One of my most common sources of energetic drain is unconscious role confusion. You are an animal body work professional. You are not your client’s therapist, parent, veterinarian, or emotional regulator. You can be kind, compassionate, and patient without taking on responsibility for their emotional experience.


5. A Post Session Transition Ritual

The commute home, or the ten minutes after a session ends, is crucial. Without a deliberate transition, you may carry the day’s emotional residue straight into your personal life. Some ideas that work for me; running hands in cold water before I wash with hot soapy water. First I wash the energy then I wash the germs, changing out of my work clothes immediately, a short walk outside, a specific playlist I listen to during the transition, journaling a brief “download” of anything still sitting with me beyond the important work of my SOAP notes, or a shower that you mentally frame as washing the day off.
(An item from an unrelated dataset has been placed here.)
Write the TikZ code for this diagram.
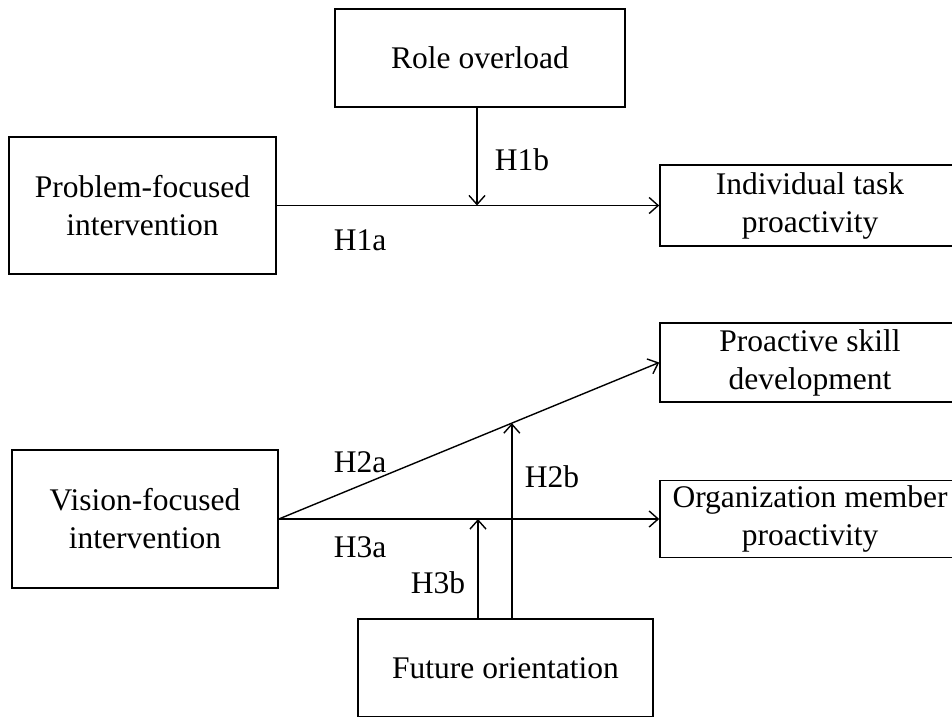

The content matters less than the consistency — your nervous system learns that when this

ritual happens, the work is genuinely over. The animal in the room is almost always open to your calmness, they animal arrives exactly as they are, in that moment, and responds to *your* energy honestly.


When you’re mindful of what you pick up, you are not protecting yourself *from* the work — you are protecting yourself *for* it. For the animals who need you present. who may be anxious and just need someone calm. For the other creatures beyond your practice who rely on you. For the version of yourself who went into this field because you loved it.


You are allowed to care deeply and still come home whole. two things are not in conflict. Learning to hold both is real work.